Records with drawing code
————
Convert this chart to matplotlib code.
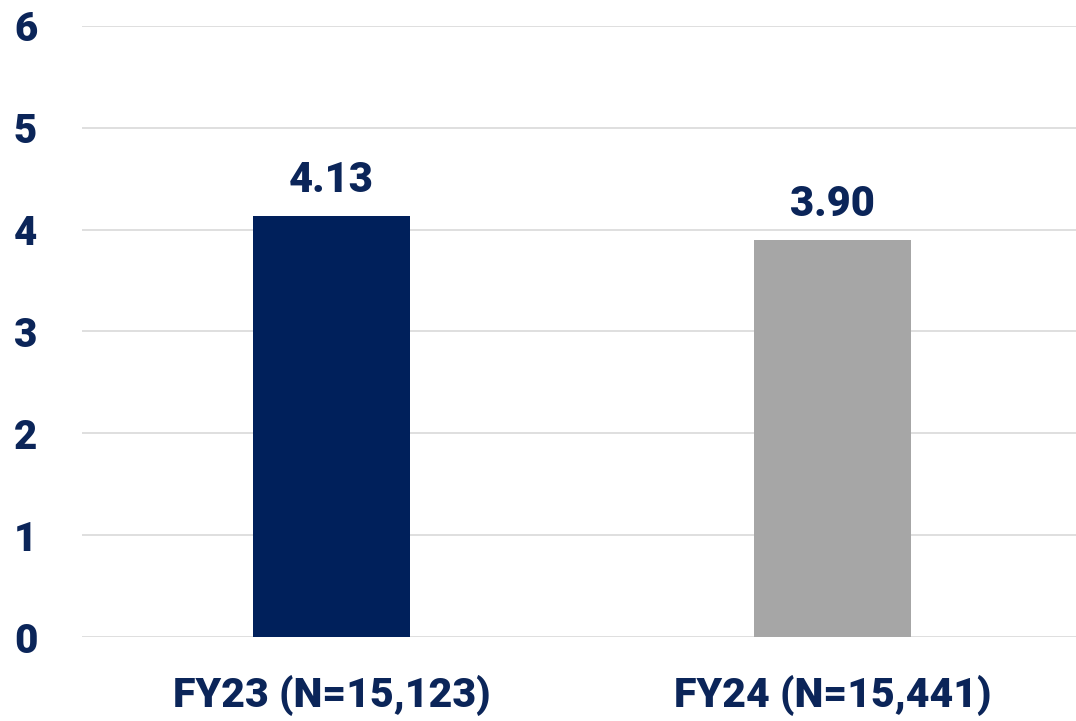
import matplotlib.pyplot as plt

categories = ["FY23 (N=15,123)", "FY24 (N=15,441)"]
values = [4.13, 3.90]
labels = ["4.13", "3.90"]
colors = ["#00205B", "#A6A6A6"]
text_color = "#0B2559"

plt.rcParams['font.family'] = ['Roboto', 'DejaVu Sans']

fig = plt.figure(figsize=(10.76, 7.21), dpi=100)
ax = fig.add_axes([0.0762, 0.1165, 0.9238, 0.8475])

x = range(len(categories))
ax.bar(x, values, width=0.314, color=colors, zorder=3)

for i, v in enumerate(values):
    ax.text(i, v + 0.15, labels[i], ha="center", va="bottom",
            fontsize=30, fontweight="heavy", color=text_color)

ax.set_xlim(-0.498, 1.486)
ax.set_ylim(0, 6)
ax.set_yticks(range(7))
ax.set_xticks(list(x))
ax.set_xticklabels(categories)
ax.grid(axis="y", color="#D9D9D9", linewidth=1.2, zorder=0)
for s in ax.spines.values():
    s.set_visible(False)
ax.tick_params(axis="both", length=0, colors=text_color)
ax.tick_params(axis="y", labelsize=29, pad=49)
ax.tick_params(axis="x", labelsize=29.5, pad=27)
for t in ax.get_xticklabels() + ax.get_yticklabels():
    t.set_fontweight("heavy")
for t in ax.get_yticklabels():
    t.set_horizontalalignment("left")

fig.savefig("out.png", dpi=100)
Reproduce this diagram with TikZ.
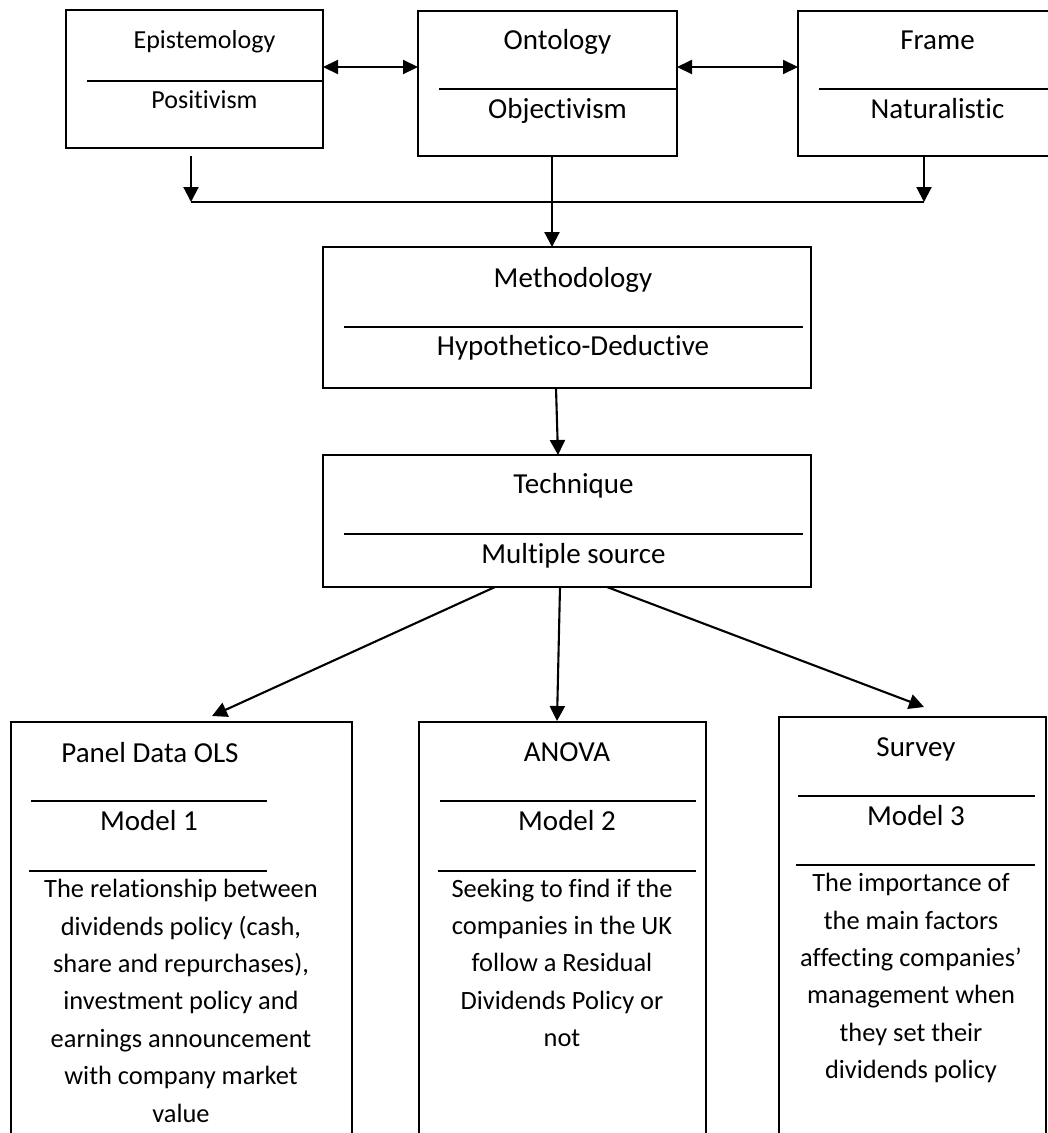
\documentclass[tikz,border=0pt]{standalone}
\usepackage{fontspec}
\setmainfont{Carlito}[Ligatures=NoCommon]
\usetikzlibrary{arrows.meta,calc}
\begin{document}
\begin{tikzpicture}[x=1pt,y=-1pt,
  box/.style={draw, line width=2.1pt, rectangle, inner sep=0pt, outer sep=0pt, anchor=north west},
  divline/.style={line width=2.1pt},
  arr/.style={line width=2.1pt, -{Triangle[length=15pt,width=15pt]}},
  darr/.style={line width=2.1pt, {Triangle[length=15pt,width=14pt]}-{Triangle[length=15pt,width=14pt]}},
  plainline/.style={line width=2.1pt},
  big/.style={inner sep=0pt, anchor=base, font=\fontsize{29}{35}\selectfont},
  small/.style={inner sep=0pt, anchor=base, font=\fontsize{26}{31}\selectfont},
  body/.style={inner sep=0pt, anchor=north, align=center, font=\fontsize{26.4}{37.4}\selectfont}]
\useasboundingbox (0,0) rectangle (1048,1133);
\clip (0,0) rectangle (1048,1133);
\fill[white] (0,0) rectangle (1048,1133);

% boxes
\node[box, minimum width=257pt, minimum height=138pt] (epi) at (66,10) {};
\node[box, minimum width=259pt, minimum height=145pt] (ont) at (418,11) {};
\node[box, minimum width=270pt, minimum height=145pt] (frm) at (798,11) {};
\node[box, minimum width=488pt, minimum height=141pt] (meth) at (323,247) {};
\node[box, minimum width=488pt, minimum height=132pt] (tech) at (323,455) {};
\node[box, minimum width=341pt, minimum height=450pt] (panel) at (11,722) {};
\node[box, minimum width=287pt, minimum height=450pt] (anova) at (419,722) {};
\node[box, minimum width=267pt, minimum height=455pt] (survey) at (779,717) {};

% dividers
\draw[divline] (87,81) -- (323,81);
\draw[divline] (439,89) -- (677,89);
\draw[divline] (819,89) -- (1070,89);
\draw[divline] (344,327) -- (803,327);
\draw[divline] (344,534) -- (803,534);
\draw[divline] (31,801) -- (267,801);
\draw[divline] (29,871) -- (267,871);
\draw[divline] (440,801) -- (696,801);
\draw[divline] (438,871) -- (696,871);
\draw[divline] (798,796) -- (1035,796);
\draw[divline] (796,865) -- (1035,865);

% texts
\node[small] (t1) at (204.5,48) {Epistemology};
\node[small] (t2) at (204.5,108) {Positivism};
\node[big] (t3) at (557.5,49) {Ontology};
\node[big] (t4) at (557.5,118) {Objectivism};
\node[big] (t5) at (937.5,49) {Frame};
\node[big] (t6) at (937.5,118) {Naturalistic};
\node[big] (t7) at (573,287) {Methodology};
\node[big] (t8) at (573,355) {Hypothetico-Deductive};
\node[big] (t9) at (573.5,493) {Technique};
\node[big] (t10) at (573.5,563) {Multiple source};
\node[big] (t11) at (150,762) {Panel Data OLS};
\node[big] (t12) at (149,830) {Model 1};
\node[big] (t13) at (567,761) {ANOVA};
\node[big] (t14) at (567,830) {Model 2};
\node[big] (t15) at (916,756) {Survey};
\node[big] (t16) at (916,825) {Model 3};
\node[body] (b1) at (181,871.3) {\strut The relationship between\\dividends policy (cash,\\share and repurchases),\\investment policy and\\earnings announcement\\with company market\\value};
\node[body] (b2) at (562,870.8) {\strut Seeking to find if the\\companies in the UK\\follow a Residual\\Dividends Policy or\\not};
\node[body] (b3) at (911,865.3) {\strut The importance of\\the main factors\\affecting companies’\\management when\\they set their\\dividends policy};

% connector coordinates
\coordinate (da) at (0,67);
\coordinate (jl) at (191,202);
\coordinate (jr) at (924,202);
\coordinate (jm) at (552,202);

% connectors
\draw[darr] (epi.east |- da) -- (ont.west |- da);
\draw[darr] (ont.east |- da) -- (frm.west |- da);
\draw[arr] ([yshift=-8pt]epi.south -| jl) -- (jl);
\draw[arr] (frm.south -| jr) -- (jr);
\draw[plainline] (jl) -- (jr);
\draw[arr] (ont.south -| jm) -- (meth.north -| jm);
\draw[arr] ([xshift=-11pt]meth.south) -- ([xshift=-9pt]tech.north);
\draw[arr] ([xshift=-72pt]tech.south) -- ([xshift=30.5pt,yshift=6pt]panel.north);
\draw[arr] ([xshift=-7pt]tech.south) -- ([xshift=-5.5pt,yshift=1pt]anova.north);
\draw[arr] ([xshift=40pt]tech.south) -- ([xshift=11.5pt,yshift=10pt]survey.north);
\end{tikzpicture}
\end{document}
————
GIVEN TASK
Make a verbatim copy of all the entries and strip out the pictures.

RESPONSE TO THIS EXERCISE
Convert this chart to matplotlib code.
import matplotlib.pyplot as plt

categories = ["FY23 (N=15,123)", "FY24 (N=15,441)"]
values = [4.13, 3.90]
labels = ["4.13", "3.90"]
colors = ["#00205B", "#A6A6A6"]
text_color = "#0B2559"

plt.rcParams['font.family'] = ['Roboto', 'DejaVu Sans']

fig = plt.figure(figsize=(10.76, 7.21), dpi=100)
ax = fig.add_axes([0.0762, 0.1165, 0.9238, 0.8475])

x = range(len(categories))
ax.bar(x, values, width=0.314, color=colors, zorder=3)

for i, v in enumerate(values):
    ax.text(i, v + 0.15, labels[i], ha="center", va="bottom",
            fontsize=30, fontweight="heavy", color=text_color)

ax.set_xlim(-0.498, 1.486)
ax.set_ylim(0, 6)
ax.set_yticks(range(7))
ax.set_xticks(list(x))
ax.set_xticklabels(categories)
ax.grid(axis="y", color="#D9D9D9", linewidth=1.2, zorder=0)
for s in ax.spines.values():
    s.set_visible(False)
ax.tick_params(axis="both", length=0, colors=text_color)
ax.tick_params(axis="y", labelsize=29, pad=49)
ax.tick_params(axis="x", labelsize=29.5, pad=27)
for t in ax.get_xticklabels() + ax.get_yticklabels():
    t.set_fontweight("heavy")
for t in ax.get_yticklabels():
    t.set_horizontalalignment("left")

fig.savefig("out.png", dpi=100)
Reproduce this diagram with TikZ.
\documentclass[tikz,border=0pt]{standalone}
\usepackage{fontspec}
\setmainfont{Carlito}[Ligatures=NoCommon]
\usetikzlibrary{arrows.meta,calc}
\begin{document}
\begin{tikzpicture}[x=1pt,y=-1pt,
  box/.style={draw, line width=2.1pt, rectangle, inner sep=0pt, outer sep=0pt, anchor=north west},
  divline/.style={line width=2.1pt},
  arr/.style={line width=2.1pt, -{Triangle[length=15pt,width=15pt]}},
  darr/.style={line width=2.1pt, {Triangle[length=15pt,width=14pt]}-{Triangle[length=15pt,width=14pt]}},
  plainline/.style={line width=2.1pt},
  big/.style={inner sep=0pt, anchor=base, font=\fontsize{29}{35}\selectfont},
  small/.style={inner sep=0pt, anchor=base, font=\fontsize{26}{31}\selectfont},
  body/.style={inner sep=0pt, anchor=north, align=center, font=\fontsize{26.4}{37.4}\selectfont}]
\useasboundingbox (0,0) rectangle (1048,1133);
\clip (0,0) rectangle (1048,1133);
\fill[white] (0,0) rectangle (1048,1133);

% boxes
\node[box, minimum width=257pt, minimum height=138pt] (epi) at (66,10) {};
\node[box, minimum width=259pt, minimum height=145pt] (ont) at (418,11) {};
\node[box, minimum width=270pt, minimum height=145pt] (frm) at (798,11) {};
\node[box, minimum width=488pt, minimum height=141pt] (meth) at (323,247) {};
\node[box, minimum width=488pt, minimum height=132pt] (tech) at (323,455) {};
\node[box, minimum width=341pt, minimum height=450pt] (panel) at (11,722) {};
\node[box, minimum width=287pt, minimum height=450pt] (anova) at (419,722) {};
\node[box, minimum width=267pt, minimum height=455pt] (survey) at (779,717) {};

% dividers
\draw[divline] (87,81) -- (323,81);
\draw[divline] (439,89) -- (677,89);
\draw[divline] (819,89) -- (1070,89);
\draw[divline] (344,327) -- (803,327);
\draw[divline] (344,534) -- (803,534);
\draw[divline] (31,801) -- (267,801);
\draw[divline] (29,871) -- (267,871);
\draw[divline] (440,801) -- (696,801);
\draw[divline] (438,871) -- (696,871);
\draw[divline] (798,796) -- (1035,796);
\draw[divline] (796,865) -- (1035,865);

% texts
\node[small] (t1) at (204.5,48) {Epistemology};
\node[small] (t2) at (204.5,108) {Positivism};
\node[big] (t3) at (557.5,49) {Ontology};
\node[big] (t4) at (557.5,118) {Objectivism};
\node[big] (t5) at (937.5,49) {Frame};
\node[big] (t6) at (937.5,118) {Naturalistic};
\node[big] (t7) at (573,287) {Methodology};
\node[big] (t8) at (573,355) {Hypothetico-Deductive};
\node[big] (t9) at (573.5,493) {Technique};
\node[big] (t10) at (573.5,563) {Multiple source};
\node[big] (t11) at (150,762) {Panel Data OLS};
\node[big] (t12) at (149,830) {Model 1};
\node[big] (t13) at (567,761) {ANOVA};
\node[big] (t14) at (567,830) {Model 2};
\node[big] (t15) at (916,756) {Survey};
\node[big] (t16) at (916,825) {Model 3};
\node[body] (b1) at (181,871.3) {\strut The relationship between\\dividends policy (cash,\\share and repurchases),\\investment policy and\\earnings announcement\\with company market\\value};
\node[body] (b2) at (562,870.8) {\strut Seeking to find if the\\companies in the UK\\follow a Residual\\Dividends Policy or\\not};
\node[body] (b3) at (911,865.3) {\strut The importance of\\the main factors\\affecting companies’\\management when\\they set their\\dividends policy};

% connector coordinates
\coordinate (da) at (0,67);
\coordinate (jl) at (191,202);
\coordinate (jr) at (924,202);
\coordinate (jm) at (552,202);

% connectors
\draw[darr] (epi.east |- da) -- (ont.west |- da);
\draw[darr] (ont.east |- da) -- (frm.west |- da);
\draw[arr] ([yshift=-8pt]epi.south -| jl) -- (jl);
\draw[arr] (frm.south -| jr) -- (jr);
\draw[plainline] (jl) -- (jr);
\draw[arr] (ont.south -| jm) -- (meth.north -| jm);
\draw[arr] ([xshift=-11pt]meth.south) -- ([xshift=-9pt]tech.north);
\draw[arr] ([xshift=-72pt]tech.south) -- ([xshift=30.5pt,yshift=6pt]panel.north);
\draw[arr] ([xshift=-7pt]tech.south) -- ([xshift=-5.5pt,yshift=1pt]anova.north);
\draw[arr] ([xshift=40pt]tech.south) -- ([xshift=11.5pt,yshift=10pt]survey.north);
\end{tikzpicture}
\end{document}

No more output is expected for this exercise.